Die englischsprachige Theatergesellschaft der Groninger Universität hatte nur Männer zum Casting für die fünf Männerrollen eingeladen. Daher darf das Stück nicht wie geplant im März im Kulturzentrum der Universität Groningen aufgeführt werden. Es gehe nicht an, dass Gruppen von Menschen ausgeschlossen würden, sagte eine Sprecherin des Zentrums der Deutschen Presse-Agentur.
„Als ob ich in einem absurden Traum gelandet bin“, sagte Regisseur Oisín Moyne (26) der Tageszeitung Dagblad van het Noorden. Er habe überhaupt nichts dagegen, dass auch Frauen Männerrollen spielten. Nur fürchtet seine Theatergruppe gerichtliche Schritte durch die Stiftung, die Becketts Rechte verwaltet: „Wir sind nur eine kleine Gesellschaft, und das können wir uns nicht leisten.“
Beckett stilisiert in seinem Stück das Ausharren einer Nebensächlichkeit, sich die Zeit zu vertreiben.
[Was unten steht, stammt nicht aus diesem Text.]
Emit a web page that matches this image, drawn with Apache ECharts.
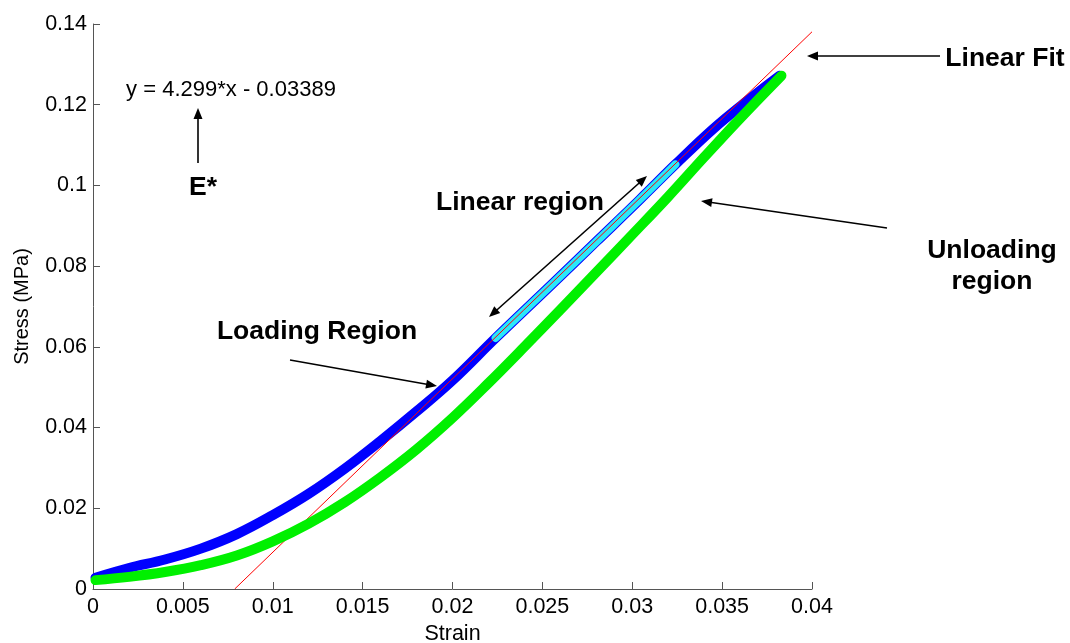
<!DOCTYPE html>
<html>
<head>
<meta charset="utf-8">
<title>Stress-strain loading cycle</title>
<script src="https://cdn.jsdelivr.net/npm/echarts@6/dist/echarts.min.js"></script>
<style>
  html, body { margin: 0; padding: 0; background: #fff; }
  #chart { width: 1070px; height: 643px; }
</style>
</head>
<body>
<div id="chart"></div>
<script>
// Loading branch (strain, stress in MPa)
const loadStrain = [0.00014, 0.002, 0.004, 0.006, 0.008, 0.010, 0.012, 0.014, 0.016, 0.018, 0.020, 0.0224, 0.0256, 0.028, 0.0304, 0.0324, 0.0345, 0.0364, 0.0382];
const loadStress = [0.0028, 0.0052, 0.0073, 0.0100, 0.0136, 0.0183, 0.0236, 0.0298, 0.0367, 0.0440, 0.0517, 0.0622, 0.0758, 0.0861, 0.0964, 0.1052, 0.1140, 0.1210, 0.1272];

// Portion of the loading branch used for the fit
const linStrain = [0.0224, 0.0256, 0.028, 0.0304, 0.0324];
const linStress = [0.0622, 0.0758, 0.0861, 0.0964, 0.1052];

// Unloading branch
const unloadStrain = [0.00014, 0.002, 0.004, 0.006, 0.008, 0.010, 0.012, 0.014, 0.016, 0.018, 0.020, 0.022, 0.024, 0.026, 0.028, 0.030, 0.032, 0.034, 0.036, 0.0383];
const unloadStress = [0.0022, 0.0030, 0.0042, 0.0059, 0.0083, 0.0118, 0.0162, 0.0215, 0.0277, 0.0346, 0.0424, 0.0510, 0.0600, 0.0692, 0.0785, 0.0878, 0.0972, 0.1070, 0.1166, 0.1272];

// Linear fit: y = slope * x + intercept
const fitSlope = 4.299;
const fitIntercept = -0.03389;
const fitRange = [-fitIntercept / fitSlope, 0.04];

const xTicks = { min: 0, max: 0.04, interval: 0.005 };
const yTicks = { min: 0, max: 0.14, interval: 0.02 };

const pairs = (xs, ys) => xs.map((x, i) => [x, ys[i]]);
const fitLine = fitRange.map(x => [x, fitSlope * x + fitIntercept]);

const chart = echarts.init(document.getElementById('chart'), null, { renderer: 'canvas' });

const FONT = '"Liberation Sans", Arial, Helvetica, sans-serif';

// Arrow helper: shaft plus filled triangular heads
function arrow(x1, y1, x2, y2, both) {
  const els = [];
  const ang = Math.atan2(y2 - y1, x2 - x1);
  const L = 11, W = 4.5;
  function head(px, py, a) {
    const bx = px - L * Math.cos(a), by = py - L * Math.sin(a);
    const nx = -Math.sin(a) * W, ny = Math.cos(a) * W;
    return {
      type: 'polygon', silent: true,
      shape: { points: [[px, py], [bx + nx, by + ny], [bx - nx, by - ny]] },
      style: { fill: '#000' }
    };
  }
  const sx = both ? x1 + (L - 2) * Math.cos(ang) : x1;
  const sy = both ? y1 + (L - 2) * Math.sin(ang) : y1;
  els.push({
    type: 'line', silent: true,
    shape: { x1: sx, y1: sy, x2: x2 - (L - 2) * Math.cos(ang), y2: y2 - (L - 2) * Math.sin(ang) },
    style: { stroke: '#000', lineWidth: 1.6 }
  });
  els.push(head(x2, y2, ang));
  if (both) els.push(head(x1, y1, ang + Math.PI));
  return els;
}

function label(text, x, y, size, bold) {
  return {
    type: 'text', silent: true, x: x, y: y,
    style: {
      text: text, fill: '#000', fontFamily: FONT, fontSize: size,
      fontWeight: bold ? 'bold' : 'normal', align: 'center', verticalAlign: 'middle',
      lineHeight: 31
    }
  };
}

const option = {
  backgroundColor: '#fff',
  animation: false,
  grid: { left: 93, right: 258, top: 24, bottom: 54, outerBoundsMode: 'none', containLabel: false },
  xAxis: {
    type: 'value', min: xTicks.min, max: xTicks.max, interval: xTicks.interval,
    name: 'Strain', nameLocation: 'middle', nameGap: 33,
    nameTextStyle: { color: '#000', fontSize: 21.5, fontFamily: FONT },
    axisLine: { onZero: false, lineStyle: { color: '#555', width: 1 } },
    axisTick: { inside: true, length: 7, lineStyle: { color: '#555' } },
    axisLabel: { color: '#000', fontSize: 21.5, fontFamily: FONT, margin: 7 },
    splitLine: { show: false }
  },
  yAxis: {
    type: 'value', min: yTicks.min, max: yTicks.max, interval: yTicks.interval,
    name: 'Stress (MPa)', nameLocation: 'middle', nameGap: 61, nameRotate: 90,
    nameTextStyle: { color: '#000', fontSize: 20, fontFamily: FONT },
    axisLine: { onZero: false, lineStyle: { color: '#555', width: 1 } },
    axisTick: { inside: true, length: 7, lineStyle: { color: '#555' } },
    axisLabel: { color: '#000', fontSize: 21.5, fontFamily: FONT, margin: 6 },
    splitLine: { show: false }
  },
  series: [
    {
      name: 'Loading', type: 'line', z: 2, smooth: 0.4, showSymbol: false,
      data: pairs(loadStrain, loadStress),
      lineStyle: { color: '#0000ff', width: 10, cap: 'round', join: 'round' }
    },
    {
      name: 'Linear region', type: 'line', z: 3, smooth: 0.4, showSymbol: false,
      data: pairs(linStrain, linStress),
      lineStyle: { color: '#2ae8f8', width: 8, cap: 'round', join: 'round' }
    },
    {
      name: 'Linear fit', type: 'line', z: 4, showSymbol: false,
      data: fitLine,
      lineStyle: { color: '#ff0000', width: 1 }
    },
    {
      name: 'Unloading', type: 'line', z: 5, smooth: 0.4, showSymbol: false,
      data: pairs(unloadStrain, unloadStress),
      lineStyle: { color: '#00f000', width: 10, cap: 'round', join: 'round' }
    }
  ],
  graphic: [
    label('y = 4.299*x - 0.03389', 231, 90, 22, false),
    label('E*', 203, 188, 26.5, true),
    label('Linear Fit', 1005, 59, 26.5, true),
    label('Unloading\nregion', 992, 266, 26.5, true),
    label('Linear region', 520, 203, 26.5, true),
    label('Loading Region', 317, 332, 26.5, true),
    ...arrow(198, 163, 198, 108, false),
    ...arrow(940, 56, 807, 56, false),
    ...arrow(887, 228, 701, 201, false),
    ...arrow(489, 317, 647, 176, true),
    ...arrow(290, 360, 437, 386, false)
  ]
};

chart.setOption(option);
</script>
</body>
</html>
In der Auseinandersetzung mit den drängendsten Fragen der Nachkriegszeit geht es darum, damit auch das Denken zu vertreiben und den Fragen nach der Ursache millionenfachen Sterbens durch immer neue Spiele auszuweichen. Was im ersten Fall noch als Clownerie oder „absurdes Theater“ zweier Landstreicher erscheint, wird Stück für Stück zur moralischen Verweigerung einer Welt, sich rückblickend mit ihren Traumata zu beschäftigen. Die Cancel-Culture von heute hingegen sorgt für neue Alpträume.